::: Records shown :::

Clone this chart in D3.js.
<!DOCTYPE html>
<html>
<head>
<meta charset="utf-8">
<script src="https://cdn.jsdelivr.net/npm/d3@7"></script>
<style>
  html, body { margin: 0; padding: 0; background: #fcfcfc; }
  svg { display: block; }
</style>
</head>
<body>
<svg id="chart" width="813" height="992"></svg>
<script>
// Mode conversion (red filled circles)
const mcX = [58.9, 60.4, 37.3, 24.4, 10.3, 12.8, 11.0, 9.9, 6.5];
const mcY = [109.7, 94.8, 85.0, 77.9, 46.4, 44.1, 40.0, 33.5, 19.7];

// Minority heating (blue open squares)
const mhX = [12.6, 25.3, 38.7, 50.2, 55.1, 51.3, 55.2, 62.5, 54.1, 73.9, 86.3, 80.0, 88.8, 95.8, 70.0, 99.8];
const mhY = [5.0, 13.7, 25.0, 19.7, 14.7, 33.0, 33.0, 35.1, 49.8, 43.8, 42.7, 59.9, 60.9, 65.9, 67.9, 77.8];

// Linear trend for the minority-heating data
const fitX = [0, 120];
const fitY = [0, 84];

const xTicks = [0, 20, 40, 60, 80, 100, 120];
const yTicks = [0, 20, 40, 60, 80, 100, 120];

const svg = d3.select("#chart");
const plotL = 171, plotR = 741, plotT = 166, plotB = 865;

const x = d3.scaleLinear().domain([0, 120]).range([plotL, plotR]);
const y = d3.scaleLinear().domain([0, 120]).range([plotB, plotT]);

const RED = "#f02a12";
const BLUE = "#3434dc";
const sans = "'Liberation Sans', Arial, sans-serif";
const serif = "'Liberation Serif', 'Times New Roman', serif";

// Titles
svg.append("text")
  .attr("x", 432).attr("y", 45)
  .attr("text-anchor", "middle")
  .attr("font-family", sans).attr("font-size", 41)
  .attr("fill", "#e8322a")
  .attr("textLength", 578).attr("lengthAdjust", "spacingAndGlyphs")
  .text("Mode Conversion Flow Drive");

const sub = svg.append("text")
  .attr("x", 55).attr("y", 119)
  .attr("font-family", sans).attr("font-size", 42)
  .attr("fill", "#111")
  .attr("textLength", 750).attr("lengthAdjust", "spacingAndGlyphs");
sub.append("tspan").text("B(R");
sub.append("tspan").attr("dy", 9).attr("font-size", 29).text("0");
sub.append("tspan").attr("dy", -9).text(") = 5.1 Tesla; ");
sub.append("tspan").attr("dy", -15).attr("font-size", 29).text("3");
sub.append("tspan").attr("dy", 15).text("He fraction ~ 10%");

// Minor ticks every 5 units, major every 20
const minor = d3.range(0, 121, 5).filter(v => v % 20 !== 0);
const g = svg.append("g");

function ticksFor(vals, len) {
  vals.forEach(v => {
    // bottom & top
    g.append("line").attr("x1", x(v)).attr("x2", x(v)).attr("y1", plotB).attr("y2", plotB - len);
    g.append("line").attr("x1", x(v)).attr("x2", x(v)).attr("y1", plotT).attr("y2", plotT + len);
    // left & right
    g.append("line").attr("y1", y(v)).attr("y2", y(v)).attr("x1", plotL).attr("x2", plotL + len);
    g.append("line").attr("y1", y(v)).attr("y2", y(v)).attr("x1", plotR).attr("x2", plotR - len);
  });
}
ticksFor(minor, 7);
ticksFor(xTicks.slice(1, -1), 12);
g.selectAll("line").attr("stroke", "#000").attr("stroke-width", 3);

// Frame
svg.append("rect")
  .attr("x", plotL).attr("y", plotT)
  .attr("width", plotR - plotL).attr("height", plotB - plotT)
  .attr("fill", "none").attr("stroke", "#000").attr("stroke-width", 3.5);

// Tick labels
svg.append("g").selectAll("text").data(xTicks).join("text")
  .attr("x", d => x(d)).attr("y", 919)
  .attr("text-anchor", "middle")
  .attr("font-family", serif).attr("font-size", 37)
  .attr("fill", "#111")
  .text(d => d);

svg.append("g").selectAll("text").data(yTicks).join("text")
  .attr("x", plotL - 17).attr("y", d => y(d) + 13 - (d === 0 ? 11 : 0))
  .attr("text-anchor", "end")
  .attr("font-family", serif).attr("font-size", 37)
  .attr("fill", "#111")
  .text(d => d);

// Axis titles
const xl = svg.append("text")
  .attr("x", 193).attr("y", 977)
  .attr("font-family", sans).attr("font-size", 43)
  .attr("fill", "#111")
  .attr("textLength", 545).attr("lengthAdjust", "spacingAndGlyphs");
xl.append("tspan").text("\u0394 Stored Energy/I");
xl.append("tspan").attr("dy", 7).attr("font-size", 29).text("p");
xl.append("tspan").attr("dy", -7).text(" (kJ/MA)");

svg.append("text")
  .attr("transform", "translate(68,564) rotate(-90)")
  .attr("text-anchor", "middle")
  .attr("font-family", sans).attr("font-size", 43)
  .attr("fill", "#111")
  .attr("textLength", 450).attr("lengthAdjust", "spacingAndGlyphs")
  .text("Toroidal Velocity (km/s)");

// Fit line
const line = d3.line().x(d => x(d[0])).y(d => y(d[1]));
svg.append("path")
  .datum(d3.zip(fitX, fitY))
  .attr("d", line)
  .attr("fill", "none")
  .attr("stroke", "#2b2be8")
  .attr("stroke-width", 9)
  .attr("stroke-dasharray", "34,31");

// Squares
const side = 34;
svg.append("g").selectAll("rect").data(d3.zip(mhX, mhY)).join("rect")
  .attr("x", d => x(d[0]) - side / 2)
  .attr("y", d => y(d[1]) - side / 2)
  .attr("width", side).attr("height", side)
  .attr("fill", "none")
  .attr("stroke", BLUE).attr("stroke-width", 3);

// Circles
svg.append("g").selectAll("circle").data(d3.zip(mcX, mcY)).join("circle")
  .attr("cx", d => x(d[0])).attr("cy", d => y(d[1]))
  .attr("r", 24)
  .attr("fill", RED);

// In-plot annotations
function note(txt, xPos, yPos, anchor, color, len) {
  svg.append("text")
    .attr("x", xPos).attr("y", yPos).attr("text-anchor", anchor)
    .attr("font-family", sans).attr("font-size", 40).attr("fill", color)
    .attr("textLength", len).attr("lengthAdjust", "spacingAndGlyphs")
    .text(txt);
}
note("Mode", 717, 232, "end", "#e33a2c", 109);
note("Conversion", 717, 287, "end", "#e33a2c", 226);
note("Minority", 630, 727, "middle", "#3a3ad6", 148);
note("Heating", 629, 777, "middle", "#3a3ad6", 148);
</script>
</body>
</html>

:::
::: Records shown :::

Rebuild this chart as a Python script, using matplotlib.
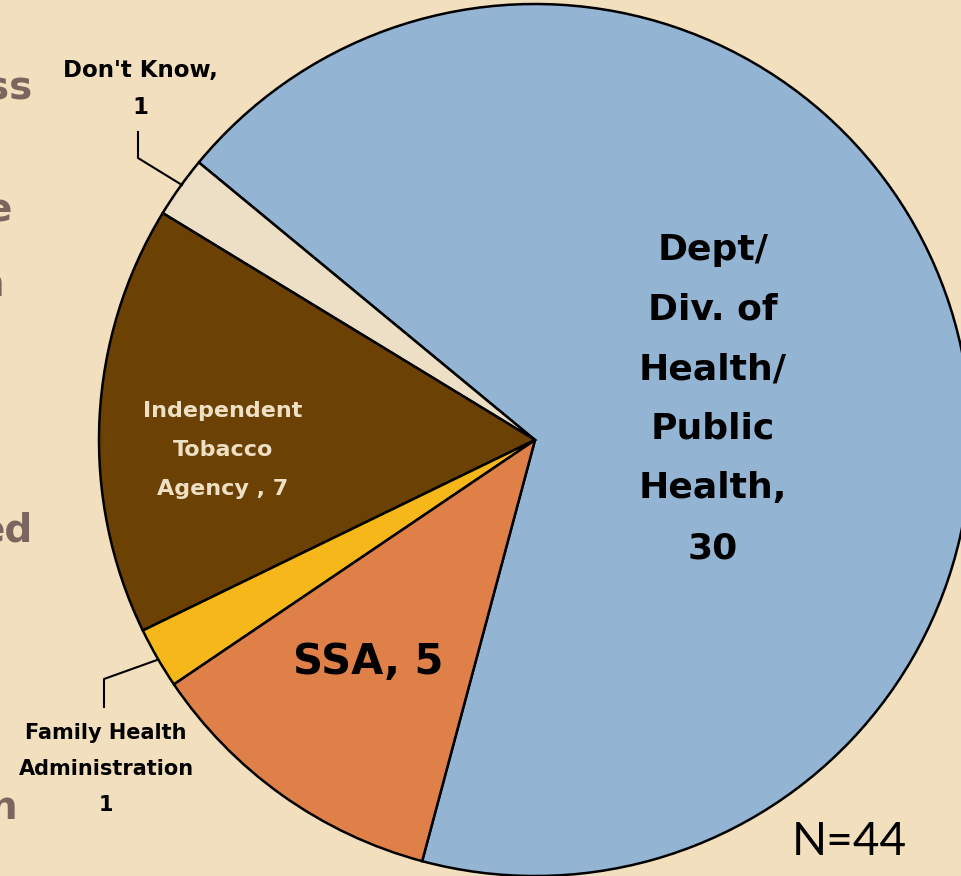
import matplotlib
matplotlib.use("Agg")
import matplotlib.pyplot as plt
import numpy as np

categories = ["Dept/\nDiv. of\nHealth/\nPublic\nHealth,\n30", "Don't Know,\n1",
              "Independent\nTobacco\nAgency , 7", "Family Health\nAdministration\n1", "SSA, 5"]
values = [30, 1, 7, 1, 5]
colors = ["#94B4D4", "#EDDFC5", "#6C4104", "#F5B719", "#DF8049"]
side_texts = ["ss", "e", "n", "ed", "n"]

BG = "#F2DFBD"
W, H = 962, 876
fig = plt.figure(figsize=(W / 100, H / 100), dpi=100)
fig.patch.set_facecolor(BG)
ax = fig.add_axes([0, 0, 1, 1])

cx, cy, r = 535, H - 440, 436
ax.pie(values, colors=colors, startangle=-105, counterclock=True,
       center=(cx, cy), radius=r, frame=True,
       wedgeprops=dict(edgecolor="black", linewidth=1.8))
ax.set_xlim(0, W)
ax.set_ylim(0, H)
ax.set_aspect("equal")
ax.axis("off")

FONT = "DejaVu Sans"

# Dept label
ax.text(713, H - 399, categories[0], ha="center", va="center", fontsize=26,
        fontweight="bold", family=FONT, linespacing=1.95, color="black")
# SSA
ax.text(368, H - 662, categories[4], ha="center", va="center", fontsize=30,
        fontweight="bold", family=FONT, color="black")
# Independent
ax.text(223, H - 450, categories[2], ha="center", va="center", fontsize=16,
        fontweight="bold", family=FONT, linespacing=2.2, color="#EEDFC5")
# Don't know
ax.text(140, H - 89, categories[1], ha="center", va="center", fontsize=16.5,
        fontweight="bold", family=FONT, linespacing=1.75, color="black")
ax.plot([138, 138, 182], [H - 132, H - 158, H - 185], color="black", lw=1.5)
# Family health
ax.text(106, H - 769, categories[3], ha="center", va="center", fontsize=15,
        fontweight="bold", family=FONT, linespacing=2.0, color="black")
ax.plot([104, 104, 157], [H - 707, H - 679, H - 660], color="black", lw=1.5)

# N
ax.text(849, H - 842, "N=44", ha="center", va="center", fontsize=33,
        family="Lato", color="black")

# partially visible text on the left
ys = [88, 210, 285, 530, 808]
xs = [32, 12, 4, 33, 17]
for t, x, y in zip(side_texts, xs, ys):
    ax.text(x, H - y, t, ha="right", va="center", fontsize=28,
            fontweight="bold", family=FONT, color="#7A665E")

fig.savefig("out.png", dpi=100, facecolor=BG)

:::

* [Task goal]
Reproduce exactly the lines from the one containing "Clone this chart in D3.js." through the one containing "const fitY = [0, 84];", inclusive, and nothing else.

* [Written response]
Clone this chart in D3.js.
<!DOCTYPE html>
<html>
<head>
<meta charset="utf-8">
<script src="https://cdn.jsdelivr.net/npm/d3@7"></script>
<style>
  html, body { margin: 0; padding: 0; background: #fcfcfc; }
  svg { display: block; }
</style>
</head>
<body>
<svg id="chart" width="813" height="992"></svg>
<script>
// Mode conversion (red filled circles)
const mcX = [58.9, 60.4, 37.3, 24.4, 10.3, 12.8, 11.0, 9.9, 6.5];
const mcY = [109.7, 94.8, 85.0, 77.9, 46.4, 44.1, 40.0, 33.5, 19.7];

// Minority heating (blue open squares)
const mhX = [12.6, 25.3, 38.7, 50.2, 55.1, 51.3, 55.2, 62.5, 54.1, 73.9, 86.3, 80.0, 88.8, 95.8, 70.0, 99.8];
const mhY = [5.0, 13.7, 25.0, 19.7, 14.7, 33.0, 33.0, 35.1, 49.8, 43.8, 42.7, 59.9, 60.9, 65.9, 67.9, 77.8];

// Linear trend for the minority-heating data
const fitX = [0, 120];
const fitY = [0, 84];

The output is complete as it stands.